Now we know that direction ratios of line ${{l}_{1}}$ will be -3, $\dfrac{2p}{7}$and 2.
Putting $p=\dfrac{70}{11}$ in direction ratios of line ${{l}_{1}}$, we get
Direction ratios of line ${{l}_{1}}$ as - 3, $\dfrac{20}{11}$and 2.
So, direction ratios of line parallel to line ${{l}_{1}}$ will be the same as direction ratios of line ${{l}_{1}}$.
Now it is given that equation of line passes through point ( 3, 2, -4 )
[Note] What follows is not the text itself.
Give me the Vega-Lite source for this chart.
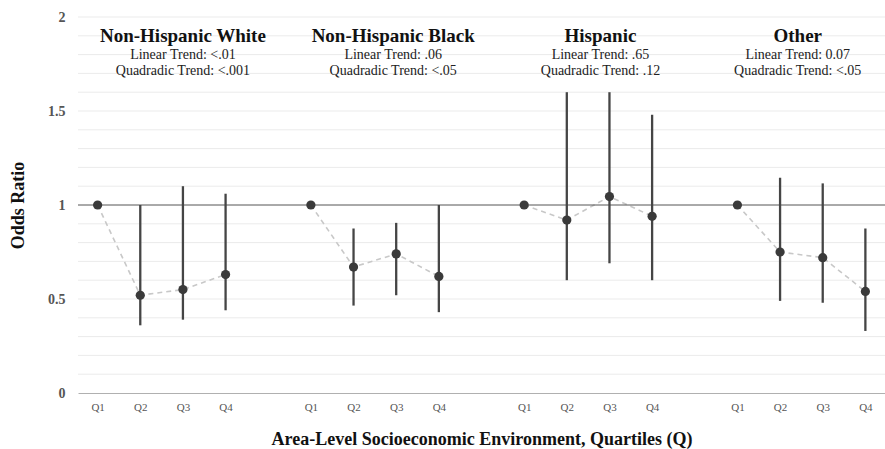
{
  "$schema": "https://vega.github.io/schema/vega-lite/v6.json",
  "autosize": {"type": "none"},
  "padding": {"left": 78, "top": 17, "right": 0, "bottom": 56},
  "width": 807,
  "height": 376,
  "background": "white",
  "config": {
    "view": {"stroke": null},
    "font": "Liberation Serif",
    "axis": {"labelOverlap": false},
    "axisY": {"labelOverlap": false, "labelBound": false}
  },
  "datasets": {
    "points": [
      {"group": "Non-Hispanic White", "cat": "White Q1", "or": 1.0, "lo": null, "hi": null},
      {"group": "Non-Hispanic White", "cat": "White Q2", "or": 0.52, "lo": 0.36, "hi": 1.0},
      {"group": "Non-Hispanic White", "cat": "White Q3", "or": 0.55, "lo": 0.39, "hi": 1.1},
      {"group": "Non-Hispanic White", "cat": "White Q4", "or": 0.63, "lo": 0.44, "hi": 1.06},
      {"group": "Non-Hispanic Black", "cat": "Black Q1", "or": 1.0, "lo": null, "hi": null},
      {"group": "Non-Hispanic Black", "cat": "Black Q2", "or": 0.67, "lo": 0.465, "hi": 0.875},
      {"group": "Non-Hispanic Black", "cat": "Black Q3", "or": 0.74, "lo": 0.52, "hi": 0.905},
      {"group": "Non-Hispanic Black", "cat": "Black Q4", "or": 0.62, "lo": 0.43, "hi": 1.0},
      {"group": "Hispanic", "cat": "Hispanic Q1", "or": 1.0, "lo": null, "hi": null},
      {"group": "Hispanic", "cat": "Hispanic Q2", "or": 0.92, "lo": 0.6, "hi": 1.6},
      {"group": "Hispanic", "cat": "Hispanic Q3", "or": 1.045, "lo": 0.69, "hi": 1.6},
      {"group": "Hispanic", "cat": "Hispanic Q4", "or": 0.94, "lo": 0.6, "hi": 1.48},
      {"group": "Other", "cat": "Other Q1", "or": 1.0, "lo": null, "hi": null},
      {"group": "Other", "cat": "Other Q2", "or": 0.75, "lo": 0.49, "hi": 1.145},
      {"group": "Other", "cat": "Other Q3", "or": 0.72, "lo": 0.48, "hi": 1.115},
      {"group": "Other", "cat": "Other Q4", "or": 0.54, "lo": 0.33, "hi": 0.875}
    ],
    "reference": [
      {"ref": 1}
    ],
    "grid": [
      {"g": 0.1}, {"g": 0.2}, {"g": 0.3}, {"g": 0.4}, {"g": 0.5}, {"g": 0.6}, {"g": 0.7}, {"g": 0.8}, {"g": 0.9},
      {"g": 1.1}, {"g": 1.2}, {"g": 1.3}, {"g": 1.4}, {"g": 1.5}, {"g": 1.6}, {"g": 1.7}, {"g": 1.8}, {"g": 1.9}, {"g": 2.0}
    ],
    "labels": [
      {"group": "Non-Hispanic White", "anchor": "White Q3", "title": "Non-Hispanic White", "line1": "Linear Trend: <.01", "line2": "Quadradic Trend: <.001"},
      {"group": "Non-Hispanic Black", "anchor": "Black Q3", "title": "Non-Hispanic Black", "line1": "Linear Trend: .06", "line2": "Quadradic Trend: <.05"},
      {"group": "Hispanic", "anchor": "Hispanic Q3", "title": "Hispanic", "line1": "Linear Trend: .65", "line2": "Quadradic Trend: .12"},
      {"group": "Other", "anchor": "Other Q3", "title": "Other", "line1": "Linear Trend: 0.07", "line2": "Quadradic Trend: <.05"}
    ]
  },
  "encoding": {
    "x": {
      "field": "cat",
      "type": "ordinal",
      "scale": {
        "type": "point",
        "padding": 0.46,
        "domain": ["White Q1", "White Q2", "White Q3", "White Q4", "gap1",
                   "Black Q1", "Black Q2", "Black Q3", "Black Q4", "gap2",
                   "Hispanic Q1", "Hispanic Q2", "Hispanic Q3", "Hispanic Q4", "gap3",
                   "Other Q1", "Other Q2", "Other Q3", "Other Q4"]
      },
      "axis": {
        "title": "Area-Level Socioeconomic Environment, Quartiles (Q)",
        "titleFont": "Liberation Serif",
        "titleFontSize": 18,
        "titleFontWeight": "bold",
        "titleColor": "#111111",
        "titlePadding": 18,
        "labelExpr": "indexof(datum.value, 'Q') >= 0 ? slice(datum.value, -2) : ''",
        "labelAngle": 0,
        "labelFont": "Liberation Serif",
        "labelFontSize": 11,
        "labelColor": "#555555",
        "labelPadding": 8,
        "ticks": false,
        "domain": true,
        "domainColor": "#b0b0b0",
        "domainWidth": 1,
        "grid": false,
        "zindex": 1
      }
    }
  },
  "layer": [
    {
      "data": {"name": "grid"},
      "mark": {"type": "rule", "color": "#ebebeb", "strokeWidth": 1},
      "encoding": {
        "x": null,
        "y": {
          "field": "g",
          "type": "quantitative",
          "scale": {"domain": [0, 2], "nice": false, "zero": true},
          "axis": {
            "title": "Odds Ratio",
            "titleFont": "Liberation Serif",
            "titleFontSize": 18,
            "titleFontWeight": "bold",
            "titleColor": "#111111",
            "titlePadding": 20,
            "values": [0, 0.5, 1, 1.5, 2],
            "format": "~g",
            "labelOverlap": false,
            "labelSeparation": 0,
            "labelFont": "Liberation Serif",
            "labelFontSize": 14,
            "labelFontWeight": "bold",
            "labelColor": "#555555",
            "labelPadding": 13,
            "ticks": false,
            "domain": false,
            "grid": false
          }
        }
      }
    },
    {
      "data": {"name": "points"},
      "mark": {"type": "line", "color": "#c8c8c8", "strokeWidth": 1.6, "strokeDash": [5, 4]},
      "encoding": {
        "y": {"field": "or", "type": "quantitative"},
        "detail": {"field": "group"}
      }
    },
    {
      "data": {"name": "reference"},
      "mark": {"type": "rule", "color": "#555555", "strokeWidth": 1},
      "encoding": {
        "x": null,
        "y": {"field": "ref", "type": "quantitative"}
      }
    },
    {
      "data": {"name": "points"},
      "transform": [{"filter": "isValid(datum.lo)"}],
      "mark": {"type": "rule", "color": "#454545", "strokeWidth": 2.3},
      "encoding": {
        "y": {"field": "lo", "type": "quantitative"},
        "y2": {"field": "hi"}
      }
    },
    {
      "data": {"name": "points"},
      "mark": {"type": "circle", "color": "#3a3a3a", "opacity": 1, "size": 85},
      "encoding": {
        "y": {"field": "or", "type": "quantitative"}
      }
    },
    {
      "data": {"name": "labels"},
      "transform": [{"filter": "datum.group == 'Non-Hispanic White'"}],
      "encoding": {"x": {"field": "anchor", "type": "ordinal"}},
      "layer": [
        {"mark": {"type": "text", "font": "Liberation Serif", "fontSize": 19, "fontWeight": "bold", "color": "#111111", "baseline": "middle", "dx": 0}, "encoding": {"y": {"datum": 1.9}, "text": {"field": "title"}}},
        {"mark": {"type": "text", "font": "Liberation Serif", "fontSize": 14, "color": "#222222", "baseline": "middle", "dx": 0}, "encoding": {"y": {"datum": 1.8}, "text": {"field": "line1"}}},
        {"mark": {"type": "text", "font": "Liberation Serif", "fontSize": 14, "color": "#222222", "baseline": "middle", "dx": 0}, "encoding": {"y": {"datum": 1.715}, "text": {"field": "line2"}}}
      ]
    },
    {
      "data": {"name": "labels"},
      "transform": [{"filter": "datum.group == 'Non-Hispanic Black'"}],
      "encoding": {"x": {"field": "anchor", "type": "ordinal"}},
      "layer": [
        {"mark": {"type": "text", "font": "Liberation Serif", "fontSize": 19, "fontWeight": "bold", "color": "#111111", "baseline": "middle", "dx": -3}, "encoding": {"y": {"datum": 1.9}, "text": {"field": "title"}}},
        {"mark": {"type": "text", "font": "Liberation Serif", "fontSize": 14, "color": "#222222", "baseline": "middle", "dx": -3}, "encoding": {"y": {"datum": 1.8}, "text": {"field": "line1"}}},
        {"mark": {"type": "text", "font": "Liberation Serif", "fontSize": 14, "color": "#222222", "baseline": "middle", "dx": -3}, "encoding": {"y": {"datum": 1.715}, "text": {"field": "line2"}}}
      ]
    },
    {
      "data": {"name": "labels"},
      "transform": [{"filter": "datum.group == 'Hispanic'"}],
      "encoding": {"x": {"field": "anchor", "type": "ordinal"}},
      "layer": [
        {"mark": {"type": "text", "font": "Liberation Serif", "fontSize": 19, "fontWeight": "bold", "color": "#111111", "baseline": "middle", "dx": -9}, "encoding": {"y": {"datum": 1.9}, "text": {"field": "title"}}},
        {"mark": {"type": "text", "font": "Liberation Serif", "fontSize": 14, "color": "#222222", "baseline": "middle", "dx": -9}, "encoding": {"y": {"datum": 1.8}, "text": {"field": "line1"}}},
        {"mark": {"type": "text", "font": "Liberation Serif", "fontSize": 14, "color": "#222222", "baseline": "middle", "dx": -9}, "encoding": {"y": {"datum": 1.715}, "text": {"field": "line2"}}}
      ]
    },
    {
      "data": {"name": "labels"},
      "transform": [{"filter": "datum.group == 'Other'"}],
      "encoding": {"x": {"field": "anchor", "type": "ordinal"}},
      "layer": [
        {"mark": {"type": "text", "font": "Liberation Serif", "fontSize": 19, "fontWeight": "bold", "color": "#111111", "baseline": "middle", "dx": -25}, "encoding": {"y": {"datum": 1.9}, "text": {"field": "title"}}},
        {"mark": {"type": "text", "font": "Liberation Serif", "fontSize": 14, "color": "#222222", "baseline": "middle", "dx": -25}, "encoding": {"y": {"datum": 1.8}, "text": {"field": "line1"}}},
        {"mark": {"type": "text", "font": "Liberation Serif", "fontSize": 14, "color": "#222222", "baseline": "middle", "dx": -25}, "encoding": {"y": {"datum": 1.715}, "text": {"field": "line2"}}}
      ]
    }
  ]
}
So, equation of line which passes through point ( 3, 2, -4 ) and parallel to line ${{l}_{1}}$, will be
$\dfrac{x-3}{-3}=\dfrac{y-2}{\dfrac{20}{11}}=\dfrac{z+4}{2}$


Note:
Always convert the equation of line firstly to standard line equation which is $\dfrac{x-a}{d}=\dfrac{y-b}{e}=\dfrac{z-c}{f}$, where d, e, f are direction ratios and ( a, b, c ) lying on line. Always remember that the linear combination of direction ratios of two lines meeting at right angles is zero. Avoid calculation error while solving the question.